Note that the "other" line hugs to the zero level until X = 400, which means that there are no words of "other" origin in the top 400 list. We can see that words of "other" origin are mostly found between top 700-1000 and top 1700-2000, where the line is steepest. We can be even more precise: about 25% of these words are found in the top 700-1000 while 45% are found in the top 1700-2000.
In such a chart, the 45 degree line acts as a reference line. Any line that follows the 45 degree line indicates an even distribution: X% of the words of origin A are found in the top X% of the distribution. Origin A's words are not more or less popular than average anywhere in the distribution.
In this chart, nothing is on top of the 45 degree line. The Germanic line is everywhere above the 45 degree line. This means that on the left side, the line is steeper than 45 degrees while on the right side, its slope is less than 45 degrees. In other words, Germanic words are biased towards the left side, i.e. they are more likely to be popular words.
For example, amongst the top 400 (20%) of the word list, Germanic words accounted for 27%.
I can't imagine this chart is easy for anyone who hasn't seen it before; but if you are a scientist or economist, you might find this one easier to digest than the original.
Is it possible that some of the Germanic words are themselves of Latin origin?
Posted by: Richard Krablin | Jan 09, 2025 at 10:37 AM
Finally a chart that is right in my professional wheelhouse!
I grokked the first chart immediately. Because I understood the full argument before I looked at the chart, it made perfect sense. I have to admit that the line graph is a lot harder for me to make sense of; it seems to argue that 100% of the top 2000 words are simultaneously of Germanic, French, Latin, and "other" origin (which of course isn't the case).
In general, the form of the first chart would work for most philologists, but the labeling needs work. Also, I would reverse the x-axis, so that it started with the entire 2000-word corpus and gradually worked its way down to the 100 most common words.
A stacked column chart could work too, except that I freaking hate them on principle.

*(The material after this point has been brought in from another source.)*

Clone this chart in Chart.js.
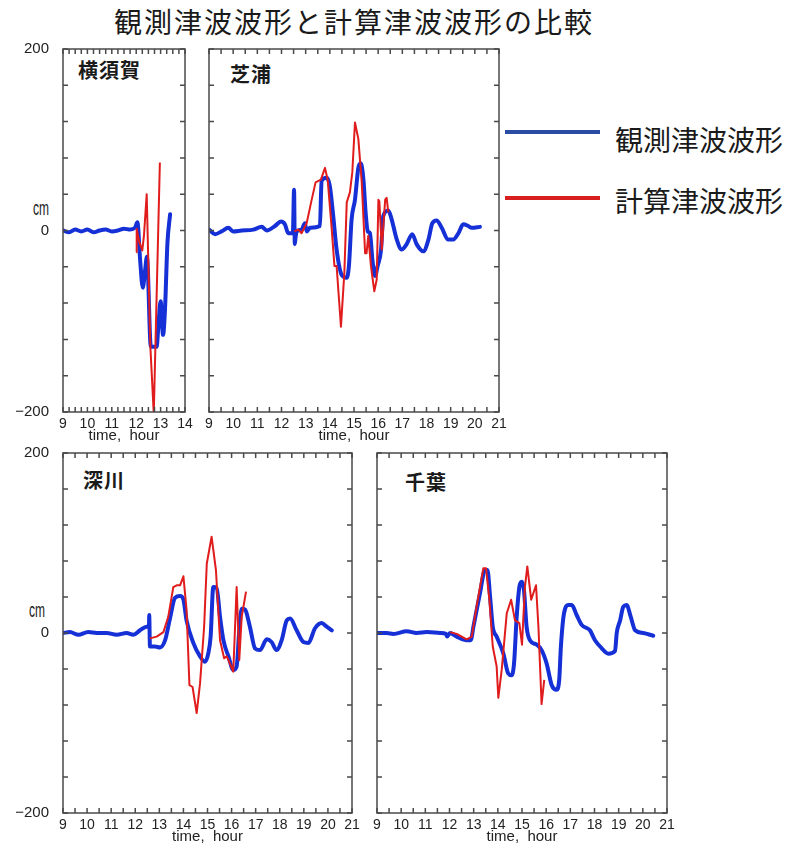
<!DOCTYPE html>
<html><head><meta charset="utf-8">
<script src="https://cdn.jsdelivr.net/npm/chart.js@4.4.0/dist/chart.umd.min.js"></script>
<style>
body{margin:0;background:#fff;width:797px;height:847px;position:relative;overflow:hidden;font-family:"Noto Sans CJK JP",sans-serif;}
canvas{position:absolute;}
.t{position:absolute;white-space:nowrap;color:#1a1a1a;line-height:1;}
.cm{position:absolute;font-family:"Liberation Sans",Arial,sans-serif;font-size:20px;line-height:1;color:#1a1a1a;transform:scaleX(0.6);transform-origin:0 0;}
.lg{position:absolute;height:4px;width:95px;left:505px;}
</style></head><body>
<div class="t" style="left:114px;top:7px;font-size:28px;letter-spacing:2px;">観測津波波形と計算津波波形の比較</div>
<div class="t" style="left:78px;top:60px;font-size:20px;font-weight:bold;letter-spacing:1px;">横須賀</div>
<div class="t" style="left:230px;top:64px;font-size:20px;font-weight:bold;letter-spacing:1px;">芝浦</div>
<div class="t" style="left:83px;top:470px;font-size:20px;font-weight:bold;letter-spacing:1px;">深川</div>
<div class="t" style="left:405px;top:472px;font-size:20px;font-weight:bold;letter-spacing:1px;">千葉</div>
<div class="cm" style="left:33px;top:198px;">cm</div>
<div class="cm" style="left:29px;top:600px;">cm</div>
<div class="lg" style="top:130px;background:#2b4ca3;"></div>
<div class="lg" style="top:196px;background:#d81f1f;"></div>
<div class="t" style="left:615px;top:125px;font-size:28px;">観測津波波形</div>
<div class="t" style="left:615px;top:186px;font-size:28px;">計算津波波形</div>
<script>
// ---- tick labels ----
const xTicksShort = [9, 10, 11, 12, 13, 14];
const xTicksLong = [9, 10, 11, 12, 13, 14, 15, 16, 17, 18, 19, 20, 21];
const yTickLabels = [-200, 0, 200];

// ---- 横須賀 ----
const yokosukaObsT = [9.0, 9.25, 9.5, 9.75, 10.0, 10.25, 10.5, 10.75, 11.0, 11.25,
  11.5, 11.75, 11.95, 12.05, 12.16, 12.27, 12.36, 12.44, 12.6, 12.84,
  12.9, 13.0, 13.1, 13.18, 13.28, 13.39];
const yokosukaObsV = [0, -2, 1, -1, 1, -2, 0, 1, -1, 0,
  2, 1, 3, 9, -32, -63, -45, -29, -128, -128,
  -109, -78, -115, -87, -14, 18];
const yokosukaCalT = [12.0, 12.02, 12.12, 12.25, 12.32, 12.43, 12.58, 12.72, 12.97];
const yokosukaCalV = [-24, 2, -12, -22, -5, 40, -128, -202, 75];

// ---- 芝浦 ----
const shibauraObsT = [9.0, 9.25, 9.52, 9.8, 10.0, 10.35, 10.83, 11.18, 11.39, 11.73,
  11.98, 12.14, 12.28, 12.47, 12.52, 12.55, 12.58, 12.63, 12.83, 12.97,
  13.04, 13.18, 13.59, 13.66, 13.87, 14.0, 14.14, 14.28, 14.49, 14.7,
  14.79, 14.9, 15.04, 15.18, 15.28, 15.39, 15.48, 15.57, 15.66, 15.76,
  15.87, 15.98, 16.12, 16.21, 16.42, 16.56, 16.77, 16.97, 17.18, 17.41,
  17.59, 17.87, 18.08, 18.24, 18.42, 18.63, 18.9, 19.11, 19.32, 19.52,
  19.73, 19.87, 20.21];
const shibauraObsV = [1, -4, -1, 3, -1, 0, 1, 4, 0, 5,
  10, 7, -3, -3, 45, -15, -8, -1, 1, 8,
  -1, 3, 5, 55, 58, 49, 16, -21, -49, -52,
  -39, 12, 34, 69, 74, 56, 20, -1, -3, -32,
  -50, -39, -21, 16, 22, 12, -10, -21, -15, -4,
  -15, -23, -10, 8, 11, 3, -10, -10, -3, 7,
  5, 3, 4];
const shibauraCalT = [12.53, 12.7, 12.83, 13.04, 13.25, 13.41, 13.63, 13.8, 13.91, 14.08,
  14.19, 14.28, 14.38, 14.46, 14.6, 14.7, 14.83, 14.93, 15.04, 15.18,
  15.32, 15.46, 15.52, 15.59, 15.7, 15.84, 15.94, 16.01, 16.05, 16.15,
  16.29, 16.35, 16.42];
const shibauraCalV = [-1, 1, -3, 8, 34, 53, 56, 69, 56, 1,
  -39, -39, -76, -106, -47, 31, 42, 64, 119, 101,
  53, -25, -25, -6, -39, -67, -54, 34, 32, -21,
  34, 36, 20];

// ---- 深川 ----
const fukagawaObsT = [9.0, 9.29, 9.64, 10.05, 10.4, 10.81, 11.23, 11.64, 11.92, 12.2,
  12.47, 12.57, 12.58, 12.61, 12.82, 13.03, 13.24, 13.44, 13.65, 13.86,
  14.0, 14.13, 14.41, 14.69, 14.9, 15.03, 15.13, 15.24, 15.38, 15.52,
  15.66, 15.87, 16.07, 16.21, 16.32, 16.42, 16.56, 16.76, 16.97, 17.18,
  17.46, 17.66, 17.87, 18.08, 18.29, 18.43, 18.7, 18.98, 19.19, 19.46,
  19.74, 19.95, 20.16];
const fukagawaObsV = [0, 1, -2, 1, 0, 0, -2, 0, -2, 3,
  7, 7, 20, -15, -15, -16, -8, 16, 39, 41,
  37, 14, -11, -26, -32, -23, -4, 51, 50, 18,
  -8, -26, -41, -37, 3, 27, 26, 7, -17, -19,
  -7, -10, -19, -8, 14, 16, 3, -10, -11, 5,
  11, 7, 3];
const fukagawaCalT = [12.61, 12.89, 13.17, 13.37, 13.58, 13.72, 13.86, 14.0, 14.13, 14.25,
  14.38, 14.55, 14.69, 14.86, 14.97, 15.17, 15.35, 15.52, 15.69, 15.8,
  15.93, 16.07, 16.21, 16.32, 16.42, 16.6];
const fukagawaCalV = [-6, -4, 1, 18, 51, 53, 53, 63, 26, -58,
  -60, -89, -56, 7, 77, 107, 70, -8, -28, -26,
  -34, -43, 51, -30, 18, 46];

// ---- 千葉 ----
const chibaObsT = [9.0, 9.4, 9.68, 10.23, 10.64, 11.06, 11.61, 11.85, 11.9, 12.02,
  12.3, 12.71, 12.88, 12.99, 13.26, 13.47, 13.57, 13.68, 13.79, 13.95,
  14.23, 14.43, 14.57, 14.67, 14.78, 14.89, 14.99, 15.08, 15.19, 15.33,
  15.61, 15.81, 16.02, 16.23, 16.43, 16.54, 16.61, 16.74, 16.92, 17.06,
  17.26, 17.47, 17.81, 18.02, 18.3, 18.57, 18.85, 18.92, 19.06, 19.19,
  19.33, 19.5, 19.68, 20.02, 20.43];
const chibaObsV = [0, 0, -1, 2, 0, 1, 0, -1, -4, 0,
  -4, -8, -8, 7, 44, 70, 70, 40, 7, -4,
  -23, -45, -47, -34, 18, 51, 57, 48, 7, -8,
  -13, -19, -34, -58, -63, -52, -15, 22, 31, 31,
  20, 9, 3, -8, -17, -23, -20, 0, 14, 29,
  31, 18, 3, 0, -3];
const chibaCalT = [12.02, 12.3, 12.71, 12.92, 13.12, 13.4, 13.51, 13.65, 13.79, 13.95,
  14.02, 14.16, 14.37, 14.55, 14.71, 14.89, 15.0, 15.12, 15.22, 15.38,
  15.58, 15.68, 15.81, 15.92];
const chibaCalV = [1, -1, -7, -4, 29, 72, 72, 37, -15, -37,
  -72, -41, 22, 37, 14, 11, -13, 51, 74, 37,
  53, 7, -79, -52];

const BLUE = '#1530d6';
const RED = '#e01c1c';

const framePlugin = {
  id: 'frame',
  afterDatasetsDraw(chart, args, opts) {
    const {ctx, chartArea: a, scales: {x, y}} = chart;
    ctx.save();
    ctx.strokeStyle = '#4a4a4a';
    ctx.lineWidth = 1.5;
    ctx.strokeRect(a.left, a.top, a.right - a.left, a.bottom - a.top);
    const L = 5;
    ctx.beginPath();
    const n = Math.round((x.max - x.min) / opts.xStep);
    for (let i = 0; i <= n; i++) {
      const px = x.getPixelForValue(x.min + i * opts.xStep);
      ctx.moveTo(px, a.bottom); ctx.lineTo(px, a.bottom - L);
      ctx.moveTo(px, a.top); ctx.lineTo(px, a.top + L);
    }
    for (let v = -200; v <= 200; v += 40) {
      const py = y.getPixelForValue(v);
      ctx.moveTo(a.left, py); ctx.lineTo(a.left + L, py);
      ctx.moveTo(a.right, py); ctx.lineTo(a.right - L, py);
    }
    ctx.stroke();
    ctx.restore();
  }
};

function pts(T, V) { return T.map((t, i) => ({x: t, y: V[i]})); }

function makePanel(frame, yw, xTicks, xStep, showY, obsT, obsV, calT, calV) {
  const padTop = 10, padRight = 16, xh = 34;
  const w = (frame.r - frame.l) + yw + padRight;
  const h = (frame.b - frame.t) + padTop + xh;
  const c = document.createElement('canvas');
  c.width = w; c.height = h;
  c.style.left = (frame.l - yw) + 'px';
  c.style.top = (frame.t - padTop) + 'px';
  c.style.width = w + 'px'; c.style.height = h + 'px';
  document.body.appendChild(c);
  const tickFont = {family: 'Liberation Sans', size: 14};
  new Chart(c, {
    type: 'line',
    data: {datasets: [
      {label: '計算津波波形', data: pts(calT, calV), borderColor: RED, borderWidth: 2, pointRadius: 0, tension: 0, fill: false, borderJoinStyle: 'round'},
      {label: '観測津波波形', data: pts(obsT, obsV), borderColor: BLUE, borderWidth: 4, pointRadius: 0, cubicInterpolationMode: 'monotone', fill: false, borderJoinStyle: 'round', borderCapStyle: 'round'}
    ]},
    options: {
      responsive: false, animation: false, devicePixelRatio: 1,
      layout: {padding: {top: padTop, right: padRight, left: 0, bottom: 0}},
      plugins: {legend: {display: false}, tooltip: {enabled: false}, frame: {xStep: xStep}},
      scales: {
        x: {
          type: 'linear', min: xTicks[0], max: xTicks[xTicks.length - 1],
          grid: {display: false, drawTicks: false}, border: {display: false},
          afterBuildTicks: s => { s.ticks = xTicks.map(v => ({value: v})); },
          ticks: {font: tickFont, color: '#222', padding: 4, autoSkip: false, maxRotation: 0},
          title: {display: true, text: 'time,  hour', font: {family: 'Liberation Sans', size: 15}, color: '#222', padding: {top: 0, bottom: 1.5}},
          afterFit: s => { s.height = xh; }
        },
        y: {
          type: 'linear', min: -200, max: 200,
          grid: {display: false, drawTicks: true, tickLength: 14}, border: {display: false},
          afterBuildTicks: s => { s.ticks = yTickLabels.map(v => ({value: v})); },
          ticks: {display: showY, font: {family: 'Liberation Sans', size: 15}, color: '#222', padding: 0,
            callback: v => v < 0 ? '\u2212' + Math.abs(v) : String(v)},
          afterFit: s => { s.width = yw; }
        }
      }
    },
    plugins: [framePlugin]
  });
}

makePanel({l: 63, t: 49, r: 185, b: 412}, 60, xTicksShort, 0.25, true, yokosukaObsT, yokosukaObsV, yokosukaCalT, yokosukaCalV);
makePanel({l: 209, t: 49, r: 499, b: 412}, 12, xTicksLong, 0.5, false, shibauraObsT, shibauraObsV, shibauraCalT, shibauraCalV);
makePanel({l: 63, t: 453, r: 352, b: 813}, 60, xTicksLong, 0.5, true, fukagawaObsT, fukagawaObsV, fukagawaCalT, fukagawaCalV);
makePanel({l: 377, t: 453, r: 667, b: 813}, 12, xTicksLong, 0.5, false, chibaObsT, chibaObsV, chibaCalT, chibaCalV);
</script>
</body></html>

To answer Richard's question above: Your instincts are good -- in many cases there is that kind of multilingual interference. But not in this case; Latin influence on Germanic languages occurred after Old English developed.
Posted by: meg | Jan 09, 2025 at 11:16 AM
Meg: Great comment! So both these charts require learning how to read, and once one is familiar with the chart form, it's easy. The key difference is the first one sums to 100% vertically. But the second one sums to 100% within each subgroup (horizontally so to speak) and it doesn't provide information on the relative proportions across the subgroups.

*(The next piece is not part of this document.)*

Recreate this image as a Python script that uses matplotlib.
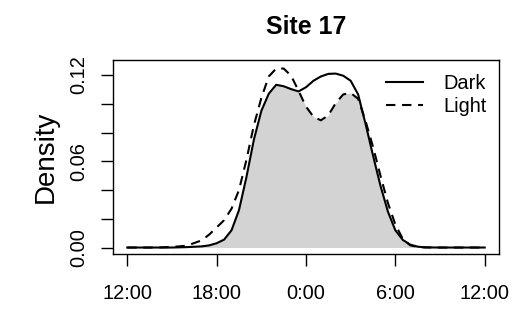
import matplotlib
matplotlib.use('Agg')
import matplotlib.pyplot as plt
import numpy as np

plt.rcParams['font.family'] = ['Liberation Sans', 'DejaVu Sans']

# hours after noon (0 = 12:00, 12 = 0:00, 24 = 12:00 next day)
hours = [0, 1, 2, 3, 4, 5, 5.5, 6, 6.5, 7, 7.5, 8, 8.5, 9, 9.5, 10, 10.5, 11,
         11.5, 12, 12.5, 13, 13.5, 14, 14.5, 15, 15.5, 16, 16.5, 17, 17.5,
         18, 18.5, 19, 19.5, 20, 21, 22, 23, 24]
dark = [0, 0, 0, 0, 0.0003, 0.0008, 0.0015, 0.003, 0.0055, 0.012, 0.026,
        0.049, 0.075, 0.095, 0.107, 0.1132, 0.1122, 0.1102, 0.1086, 0.1115,
        0.1160, 0.1190, 0.1208, 0.1210, 0.1195, 0.1160, 0.1065, 0.086,
        0.064, 0.043, 0.025, 0.012, 0.0053, 0.002, 0.0006, 0.0001, 0, 0, 0, 0]
light = [0, 0, 0, 0.0004, 0.0013, 0.005, 0.009, 0.014, 0.019, 0.027, 0.040,
         0.061, 0.085, 0.104, 0.119, 0.1245, 0.1245, 0.1195, 0.109, 0.098,
         0.091, 0.0885, 0.092, 0.1005, 0.1065, 0.1075, 0.1035, 0.088, 0.070,
         0.050, 0.031, 0.016, 0.006, 0.0015, 0.0004, 0.0001, 0, 0, 0, 0]
xticks = [0, 6, 12, 18, 24]
xlabels = ['12:00', '18:00', '0:00', '6:00', '12:00']
yticks = [0, 0.02, 0.04, 0.06, 0.08, 0.10, 0.12]
ylabels = ['0.00', '', '', '0.06', '', '', '0.12']

fig = plt.figure(figsize=(5.12, 3.09), dpi=100)
ax = fig.add_axes([113 / 512, 1 - 254 / 309, 386 / 512, 193.5 / 309])

ax.fill_between(hours, 0, np.minimum(dark, light), color='#d3d3d3', lw=0)
ax.plot(hours, dark, color='black', lw=1.5, label='Dark')
ax.plot(hours, light, color='black', lw=1.5, linestyle=(0, (4.5, 3.2)), label='Light')

ax.set_xlim(-0.96, 24.96)
ax.set_ylim(-0.0045, 0.1301)
ax.set_xticks(xticks)
ax.set_xticklabels(xlabels)
ax.set_yticks(yticks)
ax.set_yticklabels(ylabels, rotation=90, va='center')
ax.tick_params(labelsize=14.4, length=8.6, width=1)
ax.tick_params(axis='x', pad=13)
ax.tick_params(axis='y', pad=9)
for s in ax.spines.values():
    s.set_linewidth(1)

ax.set_title('Site 17', fontsize=17.9, fontweight='bold', pad=19)
ax.set_ylabel('Density', fontsize=20, labelpad=8)

ax.legend(frameon=False, fontsize=14.4, loc='upper left',
          bbox_to_anchor=(386 / 512, 1 - 74 / 309), bbox_transform=fig.transFigure,
          borderpad=0, borderaxespad=0, handlelength=1.85, handletextpad=1.0,
          labelspacing=0.2)

fig.savefig('out.png', dpi=100)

As for the stacked column chart, you just previewed the next post.
Posted by: Kaiser | Jan 09, 2025 at 11:38 AM
These charts hurt. I think the problem lies with using a cumulative distribution. Bucketing the popularity of words into deciles, or whatever and then doing a stacked bar would be clearer.
Posted by: Arthur | Jan 09, 2025 at 01:09 PM
@Richard Krablin: Wiktionary lists 30 Proto-Germanic words and about 400 Old English words loaned from Latin, the latter including a lot of religious terms and names. How these words are categorized would depend on the researchers' methodology.